>> Begin Material provided

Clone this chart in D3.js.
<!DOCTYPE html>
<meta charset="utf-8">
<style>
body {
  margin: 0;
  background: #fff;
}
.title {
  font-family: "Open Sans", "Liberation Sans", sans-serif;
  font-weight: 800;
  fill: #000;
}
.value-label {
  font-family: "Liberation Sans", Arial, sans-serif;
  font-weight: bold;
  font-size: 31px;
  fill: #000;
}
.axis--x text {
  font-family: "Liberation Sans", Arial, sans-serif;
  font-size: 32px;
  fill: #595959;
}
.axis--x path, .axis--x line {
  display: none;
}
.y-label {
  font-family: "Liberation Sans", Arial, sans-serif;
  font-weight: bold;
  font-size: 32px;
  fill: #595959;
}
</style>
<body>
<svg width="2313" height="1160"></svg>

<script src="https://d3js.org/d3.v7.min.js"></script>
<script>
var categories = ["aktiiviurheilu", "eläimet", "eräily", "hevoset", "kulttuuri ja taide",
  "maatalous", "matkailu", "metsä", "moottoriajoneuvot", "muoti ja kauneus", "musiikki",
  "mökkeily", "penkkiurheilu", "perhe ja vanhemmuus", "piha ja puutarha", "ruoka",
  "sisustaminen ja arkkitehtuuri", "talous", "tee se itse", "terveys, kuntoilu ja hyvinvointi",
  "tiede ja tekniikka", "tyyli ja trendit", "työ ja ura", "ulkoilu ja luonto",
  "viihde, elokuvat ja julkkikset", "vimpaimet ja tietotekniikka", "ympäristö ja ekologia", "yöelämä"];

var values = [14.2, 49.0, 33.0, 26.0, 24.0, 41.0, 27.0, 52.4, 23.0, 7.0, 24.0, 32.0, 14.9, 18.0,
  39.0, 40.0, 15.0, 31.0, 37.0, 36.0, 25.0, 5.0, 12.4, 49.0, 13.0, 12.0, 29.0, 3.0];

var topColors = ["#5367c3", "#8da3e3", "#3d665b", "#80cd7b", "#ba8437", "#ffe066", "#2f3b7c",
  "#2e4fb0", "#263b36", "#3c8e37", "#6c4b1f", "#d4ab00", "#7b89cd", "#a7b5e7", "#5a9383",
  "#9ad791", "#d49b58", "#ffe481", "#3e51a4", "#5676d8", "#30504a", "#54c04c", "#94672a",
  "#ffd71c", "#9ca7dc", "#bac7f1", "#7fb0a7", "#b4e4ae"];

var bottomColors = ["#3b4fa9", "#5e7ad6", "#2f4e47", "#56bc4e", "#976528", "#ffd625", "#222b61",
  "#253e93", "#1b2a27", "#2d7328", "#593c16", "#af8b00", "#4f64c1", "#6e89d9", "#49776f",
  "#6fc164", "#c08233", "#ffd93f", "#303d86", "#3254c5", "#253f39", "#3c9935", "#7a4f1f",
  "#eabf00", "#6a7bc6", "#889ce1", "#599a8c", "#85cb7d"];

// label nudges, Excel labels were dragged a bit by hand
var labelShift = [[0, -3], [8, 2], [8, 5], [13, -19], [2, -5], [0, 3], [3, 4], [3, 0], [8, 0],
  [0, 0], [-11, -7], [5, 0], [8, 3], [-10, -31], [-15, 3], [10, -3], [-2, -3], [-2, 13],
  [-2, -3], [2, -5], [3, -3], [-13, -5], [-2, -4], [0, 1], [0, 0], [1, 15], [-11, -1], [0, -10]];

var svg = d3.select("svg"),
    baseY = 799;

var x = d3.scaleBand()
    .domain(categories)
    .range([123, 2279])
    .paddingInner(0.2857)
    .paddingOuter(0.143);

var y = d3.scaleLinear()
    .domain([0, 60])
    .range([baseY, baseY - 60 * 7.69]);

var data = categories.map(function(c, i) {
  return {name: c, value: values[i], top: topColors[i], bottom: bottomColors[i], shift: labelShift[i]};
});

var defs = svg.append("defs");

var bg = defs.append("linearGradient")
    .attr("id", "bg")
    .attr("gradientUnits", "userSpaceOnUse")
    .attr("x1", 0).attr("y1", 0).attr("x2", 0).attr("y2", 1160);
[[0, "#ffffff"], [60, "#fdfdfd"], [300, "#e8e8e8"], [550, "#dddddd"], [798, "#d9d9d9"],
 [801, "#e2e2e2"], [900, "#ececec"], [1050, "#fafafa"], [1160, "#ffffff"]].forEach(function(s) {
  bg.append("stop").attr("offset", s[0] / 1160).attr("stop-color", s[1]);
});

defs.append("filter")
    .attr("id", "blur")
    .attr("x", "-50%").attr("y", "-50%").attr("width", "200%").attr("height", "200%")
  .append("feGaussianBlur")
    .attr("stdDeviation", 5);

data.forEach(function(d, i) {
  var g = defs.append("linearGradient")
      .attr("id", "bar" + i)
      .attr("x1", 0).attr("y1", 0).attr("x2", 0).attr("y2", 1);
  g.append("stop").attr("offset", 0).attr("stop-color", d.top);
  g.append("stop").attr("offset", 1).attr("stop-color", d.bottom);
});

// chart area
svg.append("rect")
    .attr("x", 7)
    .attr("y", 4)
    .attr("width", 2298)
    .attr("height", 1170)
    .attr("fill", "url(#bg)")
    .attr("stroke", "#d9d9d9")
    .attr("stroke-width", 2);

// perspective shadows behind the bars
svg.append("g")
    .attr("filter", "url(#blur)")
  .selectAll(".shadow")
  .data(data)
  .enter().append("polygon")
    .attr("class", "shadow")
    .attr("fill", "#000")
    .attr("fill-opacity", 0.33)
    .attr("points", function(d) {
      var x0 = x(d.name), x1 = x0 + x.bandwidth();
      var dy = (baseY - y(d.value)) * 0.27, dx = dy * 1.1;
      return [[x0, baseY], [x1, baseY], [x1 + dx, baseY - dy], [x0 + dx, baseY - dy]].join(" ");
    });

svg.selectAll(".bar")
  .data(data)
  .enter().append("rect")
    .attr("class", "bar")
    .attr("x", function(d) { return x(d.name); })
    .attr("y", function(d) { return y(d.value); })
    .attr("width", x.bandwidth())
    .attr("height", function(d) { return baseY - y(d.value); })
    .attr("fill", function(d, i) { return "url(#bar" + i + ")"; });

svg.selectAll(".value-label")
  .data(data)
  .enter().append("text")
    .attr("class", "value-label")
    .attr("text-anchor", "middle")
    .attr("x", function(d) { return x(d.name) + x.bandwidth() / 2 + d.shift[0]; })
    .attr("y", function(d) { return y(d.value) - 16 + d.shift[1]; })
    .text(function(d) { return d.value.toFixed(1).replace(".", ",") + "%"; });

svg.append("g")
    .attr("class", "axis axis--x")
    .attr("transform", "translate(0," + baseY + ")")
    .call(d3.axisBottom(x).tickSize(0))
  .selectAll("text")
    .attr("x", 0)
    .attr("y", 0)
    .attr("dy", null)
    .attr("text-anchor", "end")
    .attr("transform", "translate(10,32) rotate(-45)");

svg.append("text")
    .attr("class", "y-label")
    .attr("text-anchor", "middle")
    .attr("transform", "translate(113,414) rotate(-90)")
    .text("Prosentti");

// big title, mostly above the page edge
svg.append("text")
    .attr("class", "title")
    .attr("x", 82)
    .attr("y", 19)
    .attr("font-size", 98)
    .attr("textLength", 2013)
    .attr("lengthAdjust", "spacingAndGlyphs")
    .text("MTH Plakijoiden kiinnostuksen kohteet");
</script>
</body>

>> End Material provided
>> Begin Material provided

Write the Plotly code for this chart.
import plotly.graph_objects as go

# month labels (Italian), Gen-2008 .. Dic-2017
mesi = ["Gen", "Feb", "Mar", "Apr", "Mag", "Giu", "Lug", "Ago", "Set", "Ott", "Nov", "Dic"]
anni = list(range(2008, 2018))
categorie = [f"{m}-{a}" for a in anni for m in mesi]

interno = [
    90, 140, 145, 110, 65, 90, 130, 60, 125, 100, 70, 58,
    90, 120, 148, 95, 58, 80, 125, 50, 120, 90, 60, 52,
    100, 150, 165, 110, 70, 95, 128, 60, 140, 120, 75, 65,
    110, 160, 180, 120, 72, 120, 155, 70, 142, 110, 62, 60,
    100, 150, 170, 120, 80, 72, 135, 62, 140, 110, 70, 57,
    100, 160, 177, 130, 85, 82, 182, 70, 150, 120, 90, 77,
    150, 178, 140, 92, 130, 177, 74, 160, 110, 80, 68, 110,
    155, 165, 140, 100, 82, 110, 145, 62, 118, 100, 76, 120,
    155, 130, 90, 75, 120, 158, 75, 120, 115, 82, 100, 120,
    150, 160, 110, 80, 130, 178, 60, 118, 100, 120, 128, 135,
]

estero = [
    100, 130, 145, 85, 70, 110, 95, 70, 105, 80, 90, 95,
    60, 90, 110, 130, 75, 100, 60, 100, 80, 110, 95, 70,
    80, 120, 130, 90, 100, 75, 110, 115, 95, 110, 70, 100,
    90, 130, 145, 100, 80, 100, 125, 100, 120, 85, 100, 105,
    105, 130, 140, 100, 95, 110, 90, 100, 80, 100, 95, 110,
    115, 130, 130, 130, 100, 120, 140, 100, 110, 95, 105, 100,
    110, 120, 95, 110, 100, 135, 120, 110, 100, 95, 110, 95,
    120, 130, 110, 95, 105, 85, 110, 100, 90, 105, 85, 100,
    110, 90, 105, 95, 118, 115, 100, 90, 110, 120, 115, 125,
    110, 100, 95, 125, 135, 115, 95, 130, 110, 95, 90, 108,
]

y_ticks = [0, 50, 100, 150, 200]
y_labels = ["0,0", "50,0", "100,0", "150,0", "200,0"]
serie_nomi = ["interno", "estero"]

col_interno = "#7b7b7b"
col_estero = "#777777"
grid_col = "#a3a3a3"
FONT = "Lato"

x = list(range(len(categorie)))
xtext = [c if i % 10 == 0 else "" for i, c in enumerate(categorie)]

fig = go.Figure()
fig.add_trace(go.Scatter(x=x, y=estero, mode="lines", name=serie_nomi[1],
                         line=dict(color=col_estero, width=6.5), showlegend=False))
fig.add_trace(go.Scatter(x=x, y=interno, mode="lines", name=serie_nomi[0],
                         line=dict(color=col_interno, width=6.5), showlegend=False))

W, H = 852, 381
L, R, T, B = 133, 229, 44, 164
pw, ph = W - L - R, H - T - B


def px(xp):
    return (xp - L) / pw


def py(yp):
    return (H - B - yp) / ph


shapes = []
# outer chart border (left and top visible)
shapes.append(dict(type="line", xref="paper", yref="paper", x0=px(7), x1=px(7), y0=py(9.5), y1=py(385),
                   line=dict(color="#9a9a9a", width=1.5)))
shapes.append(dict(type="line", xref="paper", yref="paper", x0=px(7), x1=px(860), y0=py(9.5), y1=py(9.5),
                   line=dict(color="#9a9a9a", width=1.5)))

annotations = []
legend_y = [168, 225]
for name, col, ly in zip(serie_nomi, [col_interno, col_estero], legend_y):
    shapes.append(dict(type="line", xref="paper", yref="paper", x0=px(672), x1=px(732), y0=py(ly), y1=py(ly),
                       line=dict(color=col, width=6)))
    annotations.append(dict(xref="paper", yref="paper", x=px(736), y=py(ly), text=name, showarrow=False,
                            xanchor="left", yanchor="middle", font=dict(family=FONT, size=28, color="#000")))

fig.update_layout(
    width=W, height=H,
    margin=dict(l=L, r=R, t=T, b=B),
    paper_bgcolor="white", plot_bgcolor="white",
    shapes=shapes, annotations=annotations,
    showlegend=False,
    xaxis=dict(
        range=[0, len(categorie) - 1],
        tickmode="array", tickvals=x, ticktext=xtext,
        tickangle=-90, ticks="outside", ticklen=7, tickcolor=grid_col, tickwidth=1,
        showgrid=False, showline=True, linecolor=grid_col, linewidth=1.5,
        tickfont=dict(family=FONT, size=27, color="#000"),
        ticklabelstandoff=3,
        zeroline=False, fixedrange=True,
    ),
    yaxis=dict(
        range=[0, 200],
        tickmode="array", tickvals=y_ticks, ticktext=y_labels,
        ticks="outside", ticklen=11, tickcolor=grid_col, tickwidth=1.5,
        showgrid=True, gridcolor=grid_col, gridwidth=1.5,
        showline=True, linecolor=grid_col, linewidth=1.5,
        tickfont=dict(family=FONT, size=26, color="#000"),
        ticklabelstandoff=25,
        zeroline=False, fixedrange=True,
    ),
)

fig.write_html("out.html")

>> End Material provided
>> Begin Material provided

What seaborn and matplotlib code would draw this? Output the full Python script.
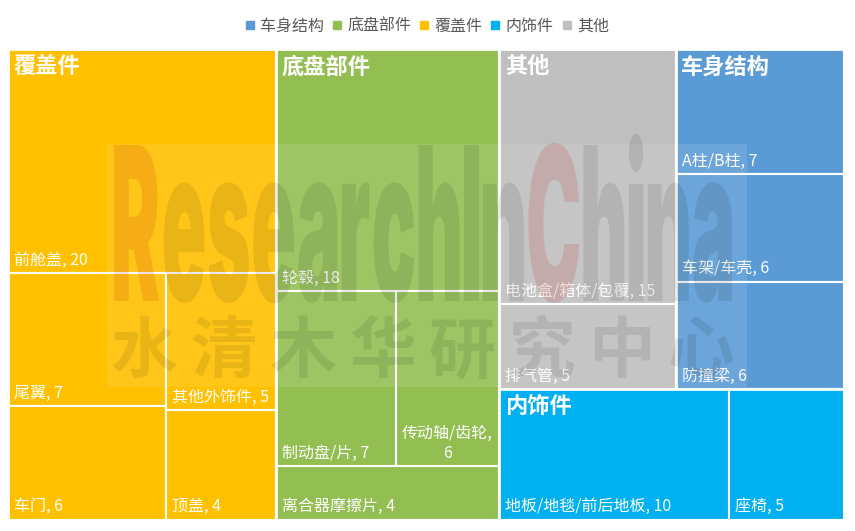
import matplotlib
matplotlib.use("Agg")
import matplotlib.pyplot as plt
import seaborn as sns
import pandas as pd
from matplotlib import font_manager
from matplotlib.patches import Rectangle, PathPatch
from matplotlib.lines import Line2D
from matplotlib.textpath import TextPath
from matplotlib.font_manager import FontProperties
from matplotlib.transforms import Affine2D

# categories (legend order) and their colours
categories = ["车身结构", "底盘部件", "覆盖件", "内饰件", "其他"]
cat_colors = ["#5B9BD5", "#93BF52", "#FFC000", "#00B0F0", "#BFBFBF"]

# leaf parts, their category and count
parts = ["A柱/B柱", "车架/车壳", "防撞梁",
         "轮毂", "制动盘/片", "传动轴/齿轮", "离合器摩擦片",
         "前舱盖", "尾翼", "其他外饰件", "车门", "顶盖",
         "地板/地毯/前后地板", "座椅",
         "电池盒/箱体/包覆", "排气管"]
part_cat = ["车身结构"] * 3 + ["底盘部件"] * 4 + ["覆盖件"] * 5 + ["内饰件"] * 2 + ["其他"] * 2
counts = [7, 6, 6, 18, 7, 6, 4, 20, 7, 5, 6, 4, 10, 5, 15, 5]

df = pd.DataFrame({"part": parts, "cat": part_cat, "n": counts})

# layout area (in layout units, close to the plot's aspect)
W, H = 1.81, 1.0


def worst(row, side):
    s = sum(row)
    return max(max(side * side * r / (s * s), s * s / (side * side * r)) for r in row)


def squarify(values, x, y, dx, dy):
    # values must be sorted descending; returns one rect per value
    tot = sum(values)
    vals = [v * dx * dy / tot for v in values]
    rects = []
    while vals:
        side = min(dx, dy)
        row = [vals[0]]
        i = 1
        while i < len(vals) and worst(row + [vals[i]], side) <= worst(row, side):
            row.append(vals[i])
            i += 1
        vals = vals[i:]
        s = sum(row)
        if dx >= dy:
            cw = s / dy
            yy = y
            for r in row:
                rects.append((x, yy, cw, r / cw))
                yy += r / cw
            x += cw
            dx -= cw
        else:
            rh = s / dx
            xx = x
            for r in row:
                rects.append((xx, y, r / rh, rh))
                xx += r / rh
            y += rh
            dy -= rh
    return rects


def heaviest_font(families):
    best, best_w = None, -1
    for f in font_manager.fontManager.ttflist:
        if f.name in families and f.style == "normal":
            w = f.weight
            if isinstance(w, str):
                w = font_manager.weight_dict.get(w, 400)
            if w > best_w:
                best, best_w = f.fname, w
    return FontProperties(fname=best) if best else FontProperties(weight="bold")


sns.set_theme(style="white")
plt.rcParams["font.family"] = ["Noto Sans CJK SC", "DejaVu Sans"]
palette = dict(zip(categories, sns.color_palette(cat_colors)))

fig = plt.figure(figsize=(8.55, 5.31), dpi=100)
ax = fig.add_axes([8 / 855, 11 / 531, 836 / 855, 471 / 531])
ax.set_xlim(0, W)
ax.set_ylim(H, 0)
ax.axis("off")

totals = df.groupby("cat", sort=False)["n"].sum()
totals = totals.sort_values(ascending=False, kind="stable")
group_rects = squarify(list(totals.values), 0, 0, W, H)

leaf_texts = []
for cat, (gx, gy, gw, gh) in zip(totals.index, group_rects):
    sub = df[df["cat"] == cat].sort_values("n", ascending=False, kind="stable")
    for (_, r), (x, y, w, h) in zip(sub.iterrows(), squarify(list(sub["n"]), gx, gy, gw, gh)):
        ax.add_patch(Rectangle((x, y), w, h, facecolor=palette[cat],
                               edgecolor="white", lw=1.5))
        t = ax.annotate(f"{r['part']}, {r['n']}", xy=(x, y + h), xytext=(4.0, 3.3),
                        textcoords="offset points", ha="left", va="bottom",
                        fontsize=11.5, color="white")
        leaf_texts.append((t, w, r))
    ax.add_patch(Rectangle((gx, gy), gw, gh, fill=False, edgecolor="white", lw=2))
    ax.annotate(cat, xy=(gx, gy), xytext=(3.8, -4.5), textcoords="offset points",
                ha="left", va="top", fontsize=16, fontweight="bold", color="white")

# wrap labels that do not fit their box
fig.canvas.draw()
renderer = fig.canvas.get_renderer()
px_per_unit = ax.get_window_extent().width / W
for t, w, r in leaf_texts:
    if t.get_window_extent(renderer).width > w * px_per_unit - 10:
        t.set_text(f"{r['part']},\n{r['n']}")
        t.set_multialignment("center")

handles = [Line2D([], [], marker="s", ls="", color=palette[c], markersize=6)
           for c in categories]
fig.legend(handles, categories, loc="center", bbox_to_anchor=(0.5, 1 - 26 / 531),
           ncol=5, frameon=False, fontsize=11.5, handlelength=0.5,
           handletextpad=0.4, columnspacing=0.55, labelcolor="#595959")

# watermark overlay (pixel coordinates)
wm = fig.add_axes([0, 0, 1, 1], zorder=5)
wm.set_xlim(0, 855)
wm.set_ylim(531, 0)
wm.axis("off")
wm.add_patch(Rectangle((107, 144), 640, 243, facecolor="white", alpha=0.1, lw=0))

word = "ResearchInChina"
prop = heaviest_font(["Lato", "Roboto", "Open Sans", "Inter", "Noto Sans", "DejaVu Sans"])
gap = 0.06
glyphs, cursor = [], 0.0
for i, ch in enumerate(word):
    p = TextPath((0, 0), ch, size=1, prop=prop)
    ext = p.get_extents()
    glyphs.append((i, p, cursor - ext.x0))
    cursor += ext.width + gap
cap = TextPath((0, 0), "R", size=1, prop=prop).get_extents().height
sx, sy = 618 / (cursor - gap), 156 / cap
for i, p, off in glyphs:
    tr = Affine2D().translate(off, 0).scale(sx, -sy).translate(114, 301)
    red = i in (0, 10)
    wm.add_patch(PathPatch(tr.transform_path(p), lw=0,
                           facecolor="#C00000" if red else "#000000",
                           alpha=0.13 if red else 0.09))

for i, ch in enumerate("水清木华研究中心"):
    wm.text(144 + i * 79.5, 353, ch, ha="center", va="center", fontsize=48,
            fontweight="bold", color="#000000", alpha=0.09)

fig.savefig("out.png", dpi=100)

>> End Material provided

Write down exactly what the lines above say, from the line holding "What seaborn and" through the line holding "return max(max(side *", and nothing more. Do not copy the pictures.

What seaborn and matplotlib code would draw this? Output the full Python script.
import matplotlib
matplotlib.use("Agg")
import matplotlib.pyplot as plt
import seaborn as sns
import pandas as pd
from matplotlib import font_manager
from matplotlib.patches import Rectangle, PathPatch
from matplotlib.lines import Line2D
from matplotlib.textpath import TextPath
from matplotlib.font_manager import FontProperties
from matplotlib.transforms import Affine2D

# categories (legend order) and their colours
categories = ["车身结构", "底盘部件", "覆盖件", "内饰件", "其他"]
cat_colors = ["#5B9BD5", "#93BF52", "#FFC000", "#00B0F0", "#BFBFBF"]

# leaf parts, their category and count
parts = ["A柱/B柱", "车架/车壳", "防撞梁",
         "轮毂", "制动盘/片", "传动轴/齿轮", "离合器摩擦片",
         "前舱盖", "尾翼", "其他外饰件", "车门", "顶盖",
         "地板/地毯/前后地板", "座椅",
         "电池盒/箱体/包覆", "排气管"]
part_cat = ["车身结构"] * 3 + ["底盘部件"] * 4 + ["覆盖件"] * 5 + ["内饰件"] * 2 + ["其他"] * 2
counts = [7, 6, 6, 18, 7, 6, 4, 20, 7, 5, 6, 4, 10, 5, 15, 5]

df = pd.DataFrame({"part": parts, "cat": part_cat, "n": counts})

# layout area (in layout units, close to the plot's aspect)
W, H = 1.81, 1.0


def worst(row, side):
    s = sum(row)
    return max(max(side * side * r / (s * s), s * s / (side * side * r)) for r in row)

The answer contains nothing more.